— Objective —
Identify the lines bearing the string "this" and gather them.

— Records —
######
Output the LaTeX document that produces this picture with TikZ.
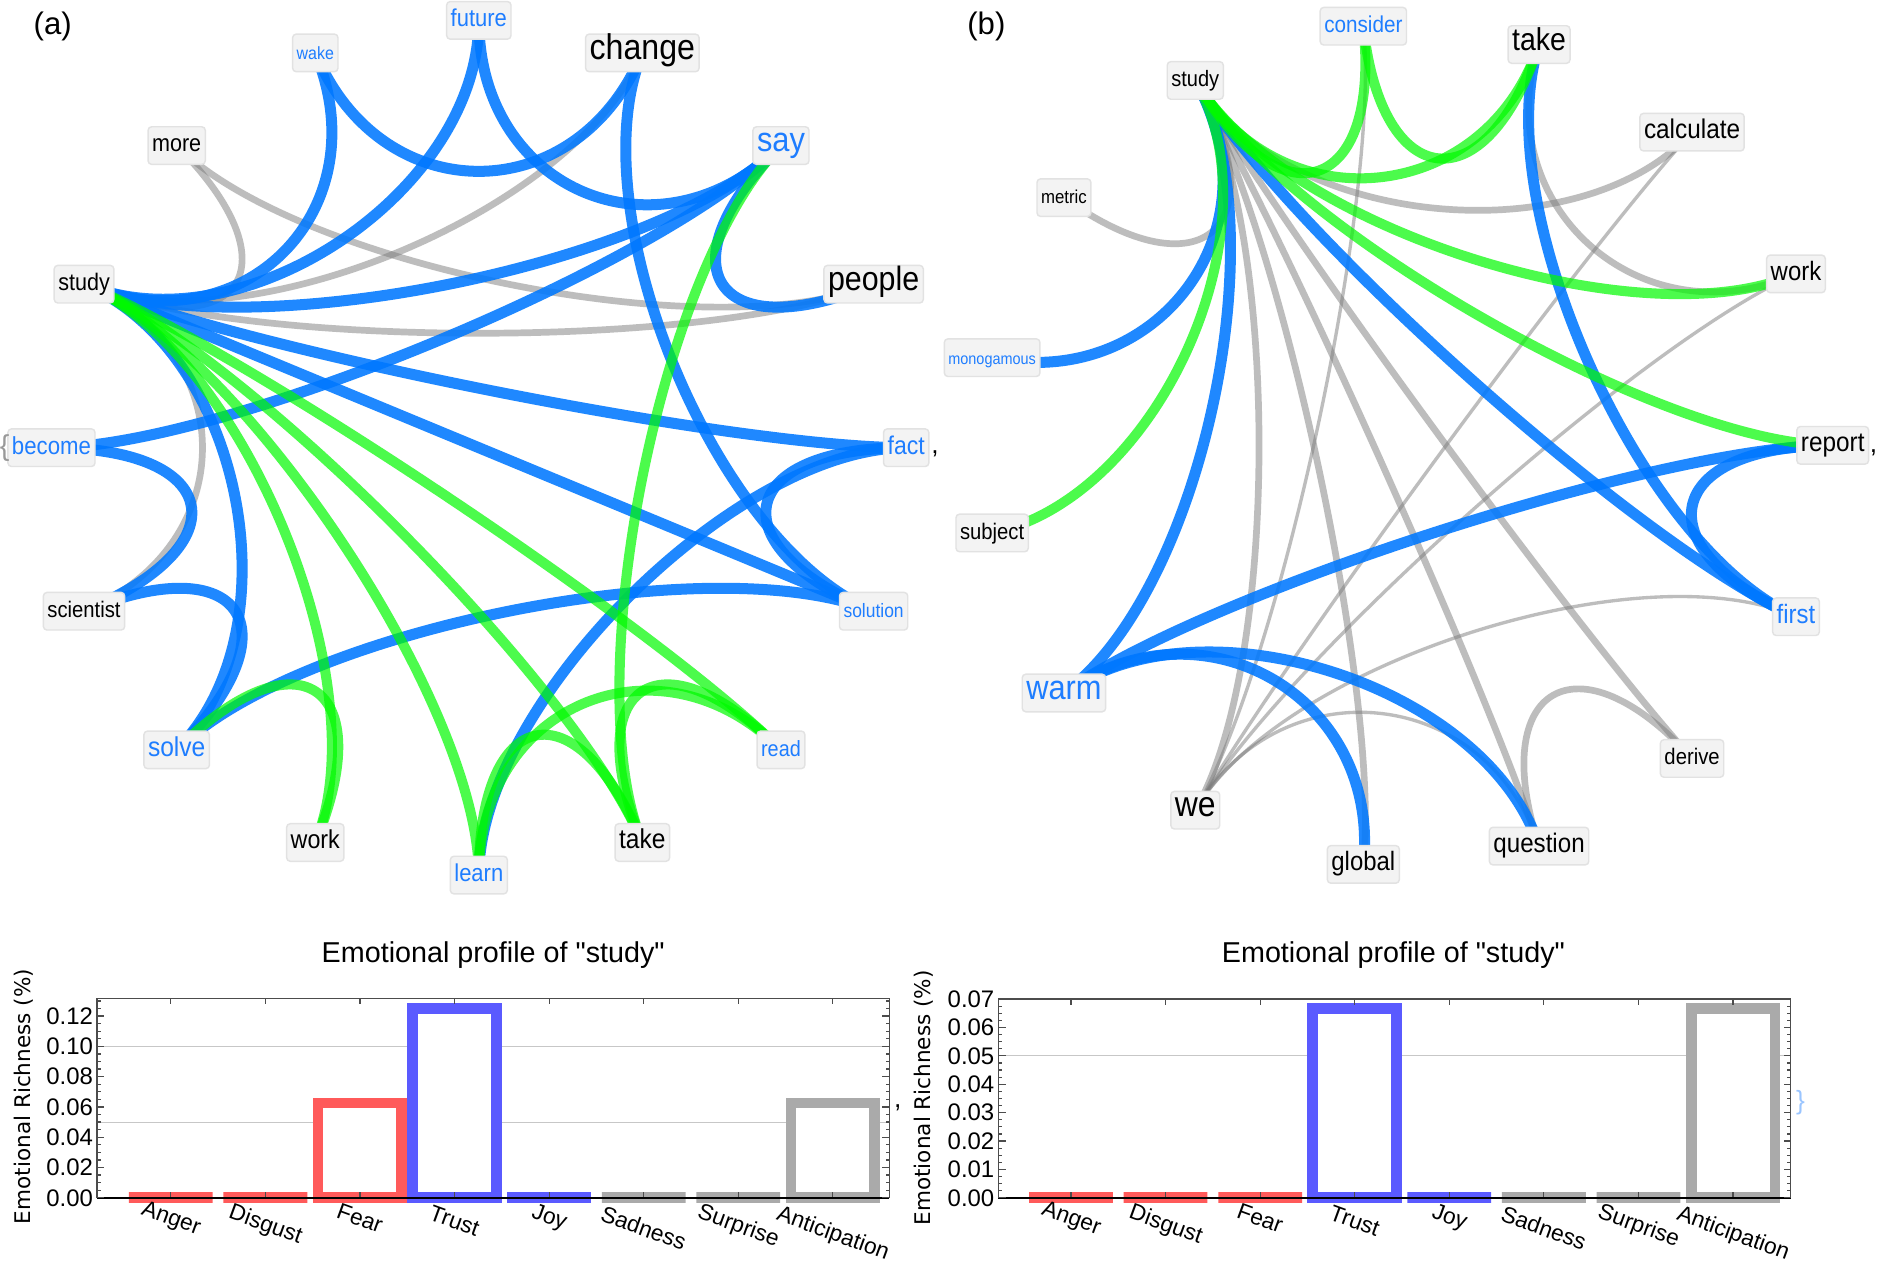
\documentclass[tikz,border=0pt]{standalone}
\usepackage{fontspec}
\setmainfont[Ligatures=TeXOff]{Liberation Sans}
\newfontfamily\labfont[FakeStretch=0.9]{Liberation Sans}
\newfontfamily\axfont{DejaVu Sans}
\usetikzlibrary{calc}

\definecolor{wordblue}{RGB}{30,125,255}
\definecolor{linkblue}{RGB}{0,120,255}
\definecolor{linkgreen}{RGB}{0,250,0}
\definecolor{linkgray}{RGB}{125,125,125}
\definecolor{labelbg}{RGB}{243,243,243}
\definecolor{labelrim}{RGB}{226,226,226}
\definecolor{barred}{RGB}{255,90,90}
\definecolor{barblue}{RGB}{90,90,255}
\definecolor{bargray}{RGB}{170,170,170}

\pgfdeclarelayer{edges}
\pgfsetlayers{edges,main}

\tikzset{
  word/.style={fill=labelbg,draw=labelrim,line width=0.6pt,rounded corners=1.5pt,
    inner xsep=.17em,inner ysep=.3em,text height=.75em,text depth=.22em},
  sz/.style={font=\labfont\fontsize{#1}{#1}\selectfont},
  kw/.style={word,text=black},
  bw/.style={word,text=wordblue},
  bluelink/.style={draw=linkblue,draw opacity=.88,line width=4.6pt},
  greenlink/.style={draw=linkgreen,draw opacity=.7,line width=4.2pt},
  graylink/.style={draw=linkgray,draw opacity=.5,line width=2.8pt},
  thinlink/.style={draw=linkgray,draw opacity=.5,line width=1.4pt},
  toward/.style={to path={.. controls ($(\tikztostart)!.4!(#1)$) and ($(\tikztotarget)!.4!(#1)$) .. (\tikztotarget)}},
  paneltag/.style={font=\fontsize{13}{13}\selectfont},
  charttitle/.style={font=\fontsize{12}{12}\selectfont},
  catlab/.style={font=\fontsize{9.5}{9.5}\selectfont,rotate=-20,inner sep=0pt},
  ticklab/.style={font=\fontsize{10}{10}\selectfont,anchor=east,inner sep=0pt},
  yaxlab/.style={font=\axfont\fontsize{9}{9}\selectfont,rotate=90,inner sep=0pt},
  plotframe/.style={draw=black!70,line width=0.5pt},
  gridline/.style={draw=black!22,line width=0.4pt},
  barline/.style={line width=4.5pt,fill=white},
  stray/.style={font=\fontsize{11}{11}\selectfont,inner sep=0pt}
}

\begin{document}
\begin{tikzpicture}[x=0.5pt,y=-0.5pt]
\useasboundingbox (0,0) rectangle (1568,1054);

% ---- panel (a): words round "study"
\node[paneltag] (atag) at (44,22) {(a)};
\coordinate (actr) at (400,374);
\node[bw,sz=10.7] (afact) at (757,374) {fact};
\node[kw,sz=14.1] (apeople) at (729.8,237.4) {people};
\node[bw,sz=14.3] (asay) at (652.4,121.6) {say};
\node[kw,sz=14.9] (achange) at (536.6,44.2) {change};
\node[bw,sz=10.2] (afuture) at (400,17) {future};
\node[bw,sz=7.4] (awake) at (263.4,44.2) {wake};
\node[kw,sz=10] (amore) at (147.6,121.6) {more};
\node[kw,sz=10] (astudy) at (70.2,237.4) {study};
\node[bw,sz=10.3] (abecome) at (43,374) {become};
\node[kw,sz=9.4] (ascientist) at (70.2,510.6) {scientist};
\node[bw,sz=11.4] (asolve) at (147.6,626.4) {solve};
\node[kw,sz=10.8] (awork) at (263.4,703.8) {work};
\node[bw,sz=10.2] (alearn) at (400,731) {learn};
\node[kw,sz=11.4] (atake) at (536.6,703.8) {take};
\node[bw,sz=9.2] (aread) at (652.4,626.4) {read};
\node[bw,sz=8.1] (asolution) at (729.8,510.6) {solution};
\node[stray,font=\fontsize{12}{12}\selectfont,text=black!40] (abrace) at (4,374) {\{};
\node[stray] (acomma) at (781,379) {,};

% ---- panel (b)
\node[paneltag] (btag) at (824,22) {(b)};
\coordinate (bctr) at (1176,372);
\node[kw,sz=11.3] (breport) at (1531,372) {report};
\node[kw,sz=11.1] (bwork) at (1500.3,228.8) {work};
\node[kw,sz=11.3] (bcalculate) at (1413.5,110.4) {calculate};
\node[kw,sz=13.2] (btake) at (1285.7,37.2) {take};
\node[bw,sz=9.6] (bconsider) at (1138.9,21.9) {consider};
\node[kw,sz=9.3] (bstudy) at (998.5,67.2) {study};
\node[kw,sz=7.8] (bmetric) at (888.8,165.1) {metric};
\node[bw,sz=6.7] (bmonogamous) at (828.8,298.8) {monogamous};
\node[kw,sz=9.4] (bsubject) at (828.8,445.2) {subject};
\node[bw,sz=14.3] (bwarm) at (888.8,578.9) {warm};
\node[kw,sz=14.8] (bwe) at (998.5,676.8) {we};
\node[kw,sz=11.1] (bglobal) at (1138.9,722.1) {global};
\node[kw,sz=11.2] (bquestion) at (1285.7,706.8) {question};
\node[kw,sz=9.4] (bderive) at (1413.5,633.6) {derive};
\node[bw,sz=11.1] (bfirst) at (1500.3,515.2) {first};
\node[stray] (bcomma) at (1565,378) {,};

% links sit under the word boxes
\begin{pgfonlayer}{edges}
\fill[white] (0,0) rectangle (1568,1054);
\foreach \u/\v in {more/people,more/study,study/change,study/people,scientist/study}
  \draw[graylink] (a\u.center) to[toward=actr] (a\v.center);
\foreach \u/\v in {wake/change,wake/study,future/study,future/say,say/study,say/people,
    say/become,study/fact,study/solution,study/solve,change/solution,fact/solution,
    fact/learn,become/scientist,scientist/solve,solve/solution}
  \draw[bluelink] (a\u.center) to[toward=actr] (a\v.center);
\foreach \u/\v in {study/work,study/learn,study/take,study/read,say/take,solve/work,
    learn/take,learn/read,take/read}
  \draw[greenlink] (a\u.center) to[toward=actr] (a\v.center);

\foreach \u/\v in {study/metric,study/calculate,take/work,study/we,study/global,
    study/question,study/derive,question/derive}
  \draw[graylink] (b\u.center) to[toward=bctr] (b\v.center);
\foreach \u/\v in {consider/we,calculate/we,work/we,we/question,we/first}
  \draw[thinlink] (b\u.center) to[toward=bctr] (b\v.center);
\foreach \u/\v in {study/monogamous,study/warm,study/first,take/first,report/first,
    warm/report,warm/global,warm/question}
  \draw[bluelink] (b\u.center) to[toward=bctr] (b\v.center);
\foreach \u/\v in {study/consider,study/take,consider/take,study/work,study/report,
    study/subject}
  \draw[greenlink] (b\u.center) to[toward=bctr] (b\v.center);
\end{pgfonlayer}

% ---- emotional profile (a)
\node[charttitle] (atitle) at (412,798) {Emotional profile of "study"};
\node[yaxlab] (aylab) at (20,916) {Emotional Richness (\%)};
\draw[gridline] (81,937.35) -- (743,937.35) (81,874.1) -- (743,874.1);
\foreach \cat/\h/\col/\dy [count=\i from 0] in {Anger/0/barred/18,Disgust/0/barred/23,
    Fear/79.1/barred/17,Trust/158.1/barblue/19,Joy/0/barblue/17,Sadness/0/bargray/25,
    Surprise/0/bargray/24,Anticipation/79.1/bargray/30.5}
{
  \draw[barline,draw=\col] ({107.7+79*\i},1000.6) rectangle ({177.7+79*\i},{1000.6-\h});
  \node[catlab] (acat\i) at ({142.7+79*\i},{1000.6+\dy}) {\cat};
  \draw[plotframe] ({142.7+79*\i},834) -- ++(0,5) ({142.7+79*\i},1000.6) -- ++(0,-5);
}
\draw[plotframe] (81,834) rectangle (743,1000.6);
\draw[black,line width=0.8pt] (81,1000.6) -- (743,1000.6);
\foreach \k in {0,...,26}
  \draw[plotframe] (81,{1000.6-6.325*\k}) -- ++(3,0) (743,{1000.6-6.325*\k}) -- ++(-3,0);
\foreach \t [count=\k from 0] in {0.00,0.02,0.04,0.06,0.08,0.10,0.12}
{
  \draw[plotframe] (81,{1000.6-25.3*\k}) -- ++(6,0) (743,{1000.6-25.3*\k}) -- ++(-6,0);
  \node[ticklab] (atick\k) at (78,{1000.6-25.3*\k}) {\t};
}
\node[stray] (midcomma) at (750,925) {,};

% ---- emotional profile (b)
\node[charttitle] (btitle) at (1164,798) {Emotional profile of "study"};
\node[yaxlab] (bylab) at (772,917) {Emotional Richness (\%)};
\draw[gridline] (834,882.05) -- (1496,882.05);
\foreach \cat/\h/\col/\dy [count=\i from 0] in {Anger/0/barred/18,Disgust/0/barred/23,
    Fear/0/barred/17,Trust/158.1/barblue/19,Joy/0/barblue/17,Sadness/0/bargray/25,
    Surprise/0/bargray/24,Anticipation/158.1/bargray/30.5}
{
  \draw[barline,draw=\col] ({859.7+79*\i},1000.6) rectangle ({929.7+79*\i},{1000.6-\h});
  \node[catlab] (bcat\i) at ({894.7+79*\i},{1000.6+\dy}) {\cat};
  \draw[plotframe] ({894.7+79*\i},834.6) -- ++(0,5) ({894.7+79*\i},1000.6) -- ++(0,-5);
}
\draw[plotframe] (834,834.6) rectangle (1496,1000.6);
\draw[black,line width=0.8pt] (834,1000.6) -- (1496,1000.6);
\foreach \k in {0,...,28}
  \draw[plotframe] (834,{1000.6-5.928*\k}) -- ++(3,0) (1496,{1000.6-5.928*\k}) -- ++(-3,0);
\foreach \t [count=\k from 0] in {0.00,0.01,0.02,0.03,0.04,0.05,0.06,0.07}
{
  \draw[plotframe] (834,{1000.6-23.71*\k}) -- ++(6,0) (1496,{1000.6-23.71*\k}) -- ++(-6,0);
  \node[ticklab] (btick\k) at (831,{1000.6-23.71*\k}) {\t};
}
\node[stray,text=wordblue!45] (endbrace) at (1504,921) {\}};
\end{tikzpicture}
\end{document}
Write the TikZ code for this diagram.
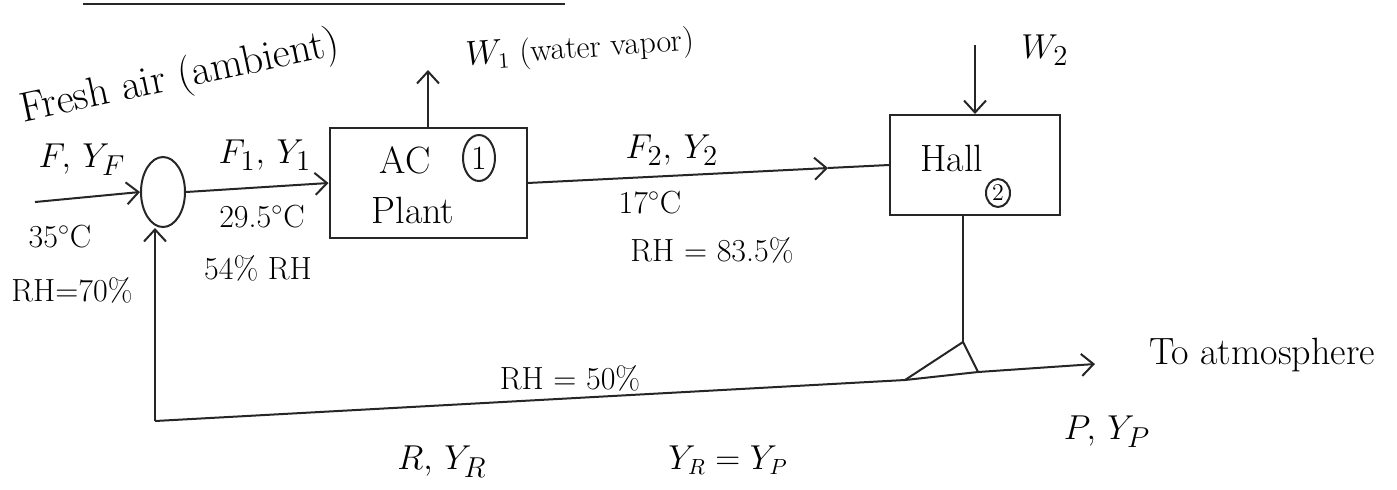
\documentclass[tikz,border=0pt]{standalone}
\usetikzlibrary{arrows.meta,shapes.geometric}
\begin{document}
\begin{tikzpicture}[x=0.5pt,y=-0.5pt,
  ln/.style={line width=1pt,draw=black!85},
  arr/.style={ln,-{Straight Barb[length=6pt,width=11pt]}},
  unit/.style={ln,draw,rectangle,inner sep=0pt},
  lbl/.style={font=\fontsize{16}{19}\selectfont,inner sep=1pt},
  big/.style={font=\fontsize{19}{22}\selectfont,inner sep=1pt},
  circ/.style={ln,draw,ellipse,inner sep=0pt}]
\useasboundingbox (0,0) rectangle (1397,489);
% heading underline
\coordinate (u1) at (83,4); \coordinate (u2) at (565,4);
\draw[ln] (u1) -- (u2);
% units
\node[circ,minimum width=22pt,minimum height=35pt] (mix) at (163,192) {};
\node[unit,minimum width=98.5pt,minimum height=55pt] (ac) at (428,183) {};
\node[unit,minimum width=85pt,minimum height=50pt] (hall) at (975,165) {};
% splitter
\coordinate (sa) at (963,342);
\coordinate (sb) at (905,380);
\coordinate (sc) at (978,372);
\draw[ln] (sb) -- (sa) -- (sc);
% streams
\coordinate (fin) at (35,202);
\draw[arr] (fin) -- (mix.west);
\draw[arr] (mix.east) -- (ac.west);
\coordinate (w1) at (428,70);
\draw[arr] (ac.north) -- (w1);
\coordinate (m2) at (828,168);
\draw[arr] (ac.east) -- (m2);
\draw[ln] (m2) -- (hall.west);
\coordinate (w2) at (975,45);
\draw[arr] (w2) -- (hall.north);
\draw[ln] (hall.south -| sa) -- (sa);
\coordinate (rc) at (155,421);
\coordinate (pend) at (1095,364);
\draw[arr] (rc) -- (sb) -- (sc) -- (pend);
\draw[arr] (rc) -- (rc |- mix.south);
% texts
\node[big,rotate=12,font=\fontsize{21}{24}\selectfont] (tfresh) at (180,78) {Fresh air (ambient)};
\node[big] (tF) at (82,160) {$F,\,Y_F$};
\node[lbl] (t35) at (60,237) {35$^\circ$C};
\node[lbl] (trh70) at (72,290) {RH=70\%};
\node[big] (tF1) at (265,155) {$F_1,\,Y_1$};
\node[lbl] (t295) at (262,217) {29.5$^\circ$C};
\node[lbl] (t54) at (258,268) {54\% RH};
\node[big] (tac) at (405,160) {AC};
\node[circ,minimum width=16pt,minimum height=23pt,font=\fontsize{17}{19}\selectfont] (c1) at (479,158) {1};
\node[big] (tplant) at (413,210) {Plant};
\node[lbl,rotate=4] (tw1) at (580,50) {$W_1$ (water vapor)};
\node[big] (tF2) at (672,150) {$F_2,\,Y_2$};
\node[lbl] (t17) at (650,203) {17$^\circ$C};
\node[lbl] (trh835) at (712,250) {RH = 83.5\%};
\node[big] (thall) at (952,158) {Hall};
\node[circ,minimum width=12pt,minimum height=14pt,font=\fontsize{12}{14}\selectfont] (c2) at (998,193) {2};
\node[big] (tw2) at (1045,50) {$W_2$};
\node[lbl] (trh50) at (570,378) {RH = 50\%};
\node[big] (tatm) at (1262,355) {To atmosphere};
\node[big] (tR) at (442,462) {$R,\,Y_R$};
\node[lbl] (tyr) at (728,460) {$Y_R = Y_P$};
\node[big] (tP) at (1107,432) {$P,\,Y_P$};
\end{tikzpicture}
\end{document}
######
— Task solution —
Output the LaTeX document that produces this picture with TikZ.
Write the TikZ code for this diagram.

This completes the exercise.